EXERCISE DETAILS:
Print, word for word, the opening line of the data below and every line after it through the line that contains "var yTicks = [-50, 50, 150, 250, 350, 450, 550];", but not the pictures.

•••••

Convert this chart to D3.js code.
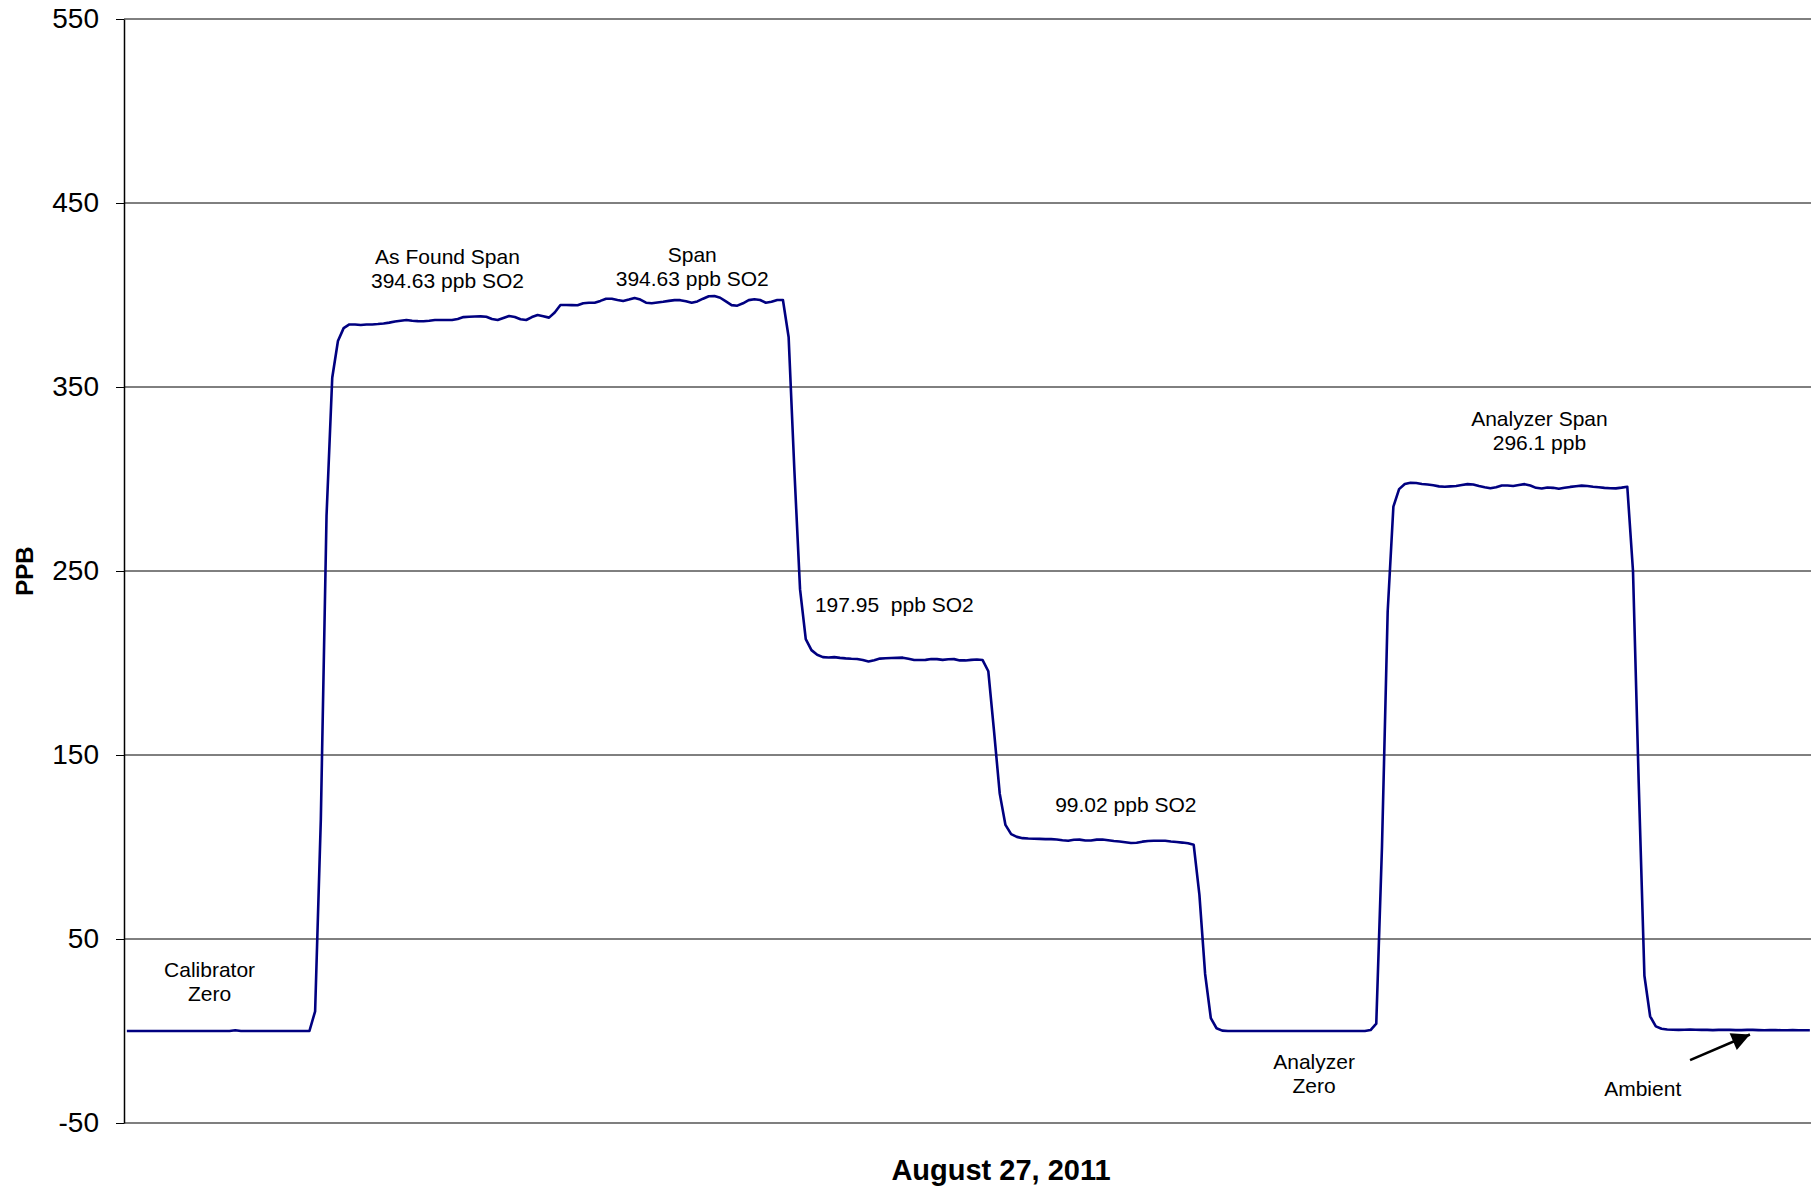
<!DOCTYPE html>
<html>
<head>
<meta charset="utf-8">
<script src="https://cdn.jsdelivr.net/npm/d3@7"></script>
<style>
  body { margin: 0; background: #fff; }
  svg { display: block; font-family: Arial, "Liberation Sans", sans-serif; }
</style>
</head>
<body>
<div class="chart-wrapper"></div>
<script>
// y axis ticks
var yTicks = [-50, 50, 150, 250, 350, 450, 550];

// SO2 readings (ppb), one per sample, split by calibration phase
var calibratorZero = [0, 0, 0, 0, 0, 0, 0, 0, 0, 0, 0, 0, 0, 0, 0, 0, 0, 0, 0, 0.4,
  0, 0, 0, 0, 0, 0, 0, 0, 0, 0, 0, 0, 0];
var asFoundSpan = [10.7, 115, 280, 355, 375, 382, 384, 384, 383.7, 384, 384, 384.2, 384.5, 385,
  385.6, 386, 386.4, 386, 385.8, 385.7, 386, 386.4, 386.4, 386.4, 386.4, 387, 388, 388.2, 388.3,
  388.4, 388.2, 387, 386.4, 387.5, 388.6, 388, 386.8, 386.4, 388, 389.1, 388.5, 387.7, 390.5];
var span = [394.6, 394.6, 394.5, 394.4, 395.5, 395.8, 395.8, 396.8, 398, 398, 397.3, 396.7, 397.5,
  398.4, 397.5, 395.8, 395.5, 395.9, 396.3, 396.8, 397.2, 397.2, 396.6, 395.8, 396.5, 398, 399.3,
  399.4, 398.5, 396.5, 394.5, 394.2, 395.5, 397.2, 397.7, 397.3, 395.8, 396.3, 397.3, 397.3, 377];
var span200 = [305, 240, 213, 207, 204.5, 203.2, 203, 203.2, 202.8, 202.5, 202.3, 202.2, 201.6,
  200.8, 201.5, 202.4, 202.6, 202.7, 202.8, 202.9, 202.3, 201.6, 201.6, 201.7, 202.2, 202.1, 201.7,
  202, 202.1, 201.4, 201.4, 201.7, 201.9, 201.6, 195.5];
var span100 = [163, 129, 112, 107, 105.5, 104.8, 104.6, 104.5, 104.4, 104.3, 104.3, 104.1, 103.7,
  103.4, 103.9, 104, 103.5, 103.5, 104, 104.1, 103.7, 103.3, 103, 102.6, 102.2, 102.3, 102.9, 103.3,
  103.4, 103.4, 103.4, 103, 102.7, 102.4, 102, 101.2];
var analyzerZero = [74, 31, 7, 1.5, 0.2, 0, 0, 0, 0, 0, 0, 0, 0, 0, 0, 0, 0, 0, 0, 0, 0, 0, 0, 0,
  0, 0, 0, 0, 0, 0, 0.5, 4];
var analyzerSpan = [100, 228, 285, 294.5, 297.3, 298, 297.8, 297.3, 297, 296.6, 296, 295.8, 296,
  296.2, 296.7, 297.2, 297, 296.2, 295.5, 295, 295.5, 296.5, 296.5, 296.2, 296.7, 297.2, 296.5,
  295.2, 294.8, 295.4, 295.2, 294.7, 295.2, 295.7, 296.1, 296.4, 296.2, 295.8, 295.5, 295.2, 295,
  294.9, 295.3, 295.8, 250];
var ambient = [135, 30, 8, 2.5, 1.2, 0.8, 0.7, 0.6, 0.7, 0.8, 0.7, 0.6, 0.6, 0.5, 0.6, 0.7, 0.6,
  0.5, 0.5, 0.6, 0.6, 0.5, 0.4, 0.5, 0.5, 0.4, 0.4, 0.5, 0.4, 0.4, 0.4];

var readings = [].concat(calibratorZero, asFoundSpan, span, span200, span100,
  analyzerZero, analyzerSpan, ambient);

// text notes: sample index, ppb of first baseline, anchor
var noteLines = [
  ["Calibrator", "Zero"],
  ["As Found Span", "394.63 ppb SO2"],
  ["Span", "394.63 ppb SO2"],
  ["197.95  ppb SO2"],
  ["99.02 ppb SO2"],
  ["Analyzer", "Zero"],
  ["Analyzer Span", "296.1 ppb"],
  ["Ambient"]
];
var noteIndex = [14.5, 56.2, 99.1, 120.6, 175.1, 208.1, 247.6, 265.7];
var noteValue = [29.2, 416.7, 417.8, 227.9, 119.2, -20.8, 329, -35.3];
var noteAnchor = ["middle", "middle", "middle", "start", "middle", "middle", "middle", "middle"];

// arrow pointing at the ambient reading: [index, ppb] tail then tip
var arrowPts = [[274, -15.8], [284.5, -1.9]];

var width = 1811, height = 1189;
var plotLeft = 124, plotRight = 1811, plotTop = 19, plotBottom = 1123;

var svg = d3.select('.chart-wrapper').append('svg')
  .attr("width", width)
  .attr("height", height);

// category axis: each sample sits in the middle of its slot
var x = d3.scaleLinear()
  .domain([-0.5, 295.2])
  .range([plotLeft, plotRight]);

var y = d3.scaleLinear()
  .domain([-50, 550])
  .range([plotBottom, plotTop]);

//gridlines
svg.append("g")
  .selectAll("line")
  .data(yTicks)
  .enter().append("line")
  .attr("x1", plotLeft)
  .attr("x2", plotRight)
  .attr("y1", function(d) { return y(d); })
  .attr("y2", function(d) { return y(d); })
  .attr("stroke", function(d) { return d == -50 ? "#7f7f7f" : "#000"; })
  .attr("stroke-width", function(d) { return d == -50 ? 2 : 1; });

//y axis with ticks outside, plain hyphen for negatives
var yAxis = svg.append("g")
  .attr("transform", "translate(" + plotLeft + ",0)")
  .call(d3.axisLeft(y).tickValues(yTicks).tickSize(8).tickPadding(17).tickSizeOuter(0)
    .tickFormat(function(d) { return String(d); }));
yAxis.select(".domain").attr("stroke", "#000").attr("stroke-width", 1.5);
yAxis.selectAll(".tick line").attr("stroke", "#000");
yAxis.selectAll("text")
  .attr("font-family", "Arial, 'Liberation Sans', sans-serif")
  .attr("font-size", 28)
  .attr("fill", "#000");

//axis titles
svg.append("text")
  .attr("transform", "translate(33," + (plotTop + plotBottom) / 2 + ") rotate(-90)")
  .attr("text-anchor", "middle")
  .attr("font-size", 24)
  .attr("font-weight", "bold")
  .text("PPB");

svg.append("text")
  .attr("x", 1001)
  .attr("y", 1180)
  .attr("text-anchor", "middle")
  .attr("font-size", 29)
  .attr("font-weight", "bold")
  .text("August 27, 2011");

//clip the trace to the plot area
svg.append("clipPath")
  .attr("id", "plot-clip")
  .append("rect")
  .attr("x", plotLeft)
  .attr("y", 0)
  .attr("width", plotRight - plotLeft)
  .attr("height", height);

var line = d3.line()
  .x(function(d, i) { return x(i); })
  .y(function(d) { return y(d); });

svg.append("path")
  .datum(readings)
  .attr("clip-path", "url(#plot-clip)")
  .attr("fill", "none")
  .attr("stroke", "#000080")
  .attr("stroke-width", 2.6)
  .attr("stroke-linejoin", "round")
  .attr("d", line);

//notes
var notes = svg.append("g")
  .selectAll("text")
  .data(noteLines)
  .enter().append("text")
  .attr("font-size", 21)
  .attr("fill", "#000")
  .attr("text-anchor", function(d, i) { return noteAnchor[i]; })
  .attr("transform", function(d, i) {
    return "translate(" + x(noteIndex[i]) + "," + y(noteValue[i]) + ")";
  });

notes.selectAll("tspan")
  .data(function(d) { return d; })
  .enter().append("tspan")
  .attr("x", 0)
  .attr("y", function(d, i) { return i * 24; })
  .style("white-space", "pre")
  .text(function(d) { return d; });

//arrow to the ambient reading
svg.append("defs").append("marker")
  .attr("id", "arrow-head")
  .attr("viewBox", "0 0 10 10")
  .attr("refX", 10)
  .attr("refY", 5)
  .attr("markerWidth", 8)
  .attr("markerHeight", 7)
  .attr("markerUnits", "strokeWidth")
  .attr("orient", "auto")
  .append("path")
  .attr("d", "M0,0L10,5L0,10Z")
  .attr("fill", "#000");

svg.append("line")
  .attr("x1", x(arrowPts[0][0]))
  .attr("y1", y(arrowPts[0][1]))
  .attr("x2", x(arrowPts[1][0]))
  .attr("y2", y(arrowPts[1][1]))
  .attr("stroke", "#000")
  .attr("stroke-width", 2.6)
  .attr("marker-end", "url(#arrow-head)");
</script>
</body>
</html>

•••••

OUTPUT FOR THIS TASK:
Convert this chart to D3.js code.
<!DOCTYPE html>
<html>
<head>
<meta charset="utf-8">
<script src="https://cdn.jsdelivr.net/npm/d3@7"></script>
<style>
  body { margin: 0; background: #fff; }
  svg { display: block; font-family: Arial, "Liberation Sans", sans-serif; }
</style>
</head>
<body>
<div class="chart-wrapper"></div>
<script>
// y axis ticks
var yTicks = [-50, 50, 150, 250, 350, 450, 550];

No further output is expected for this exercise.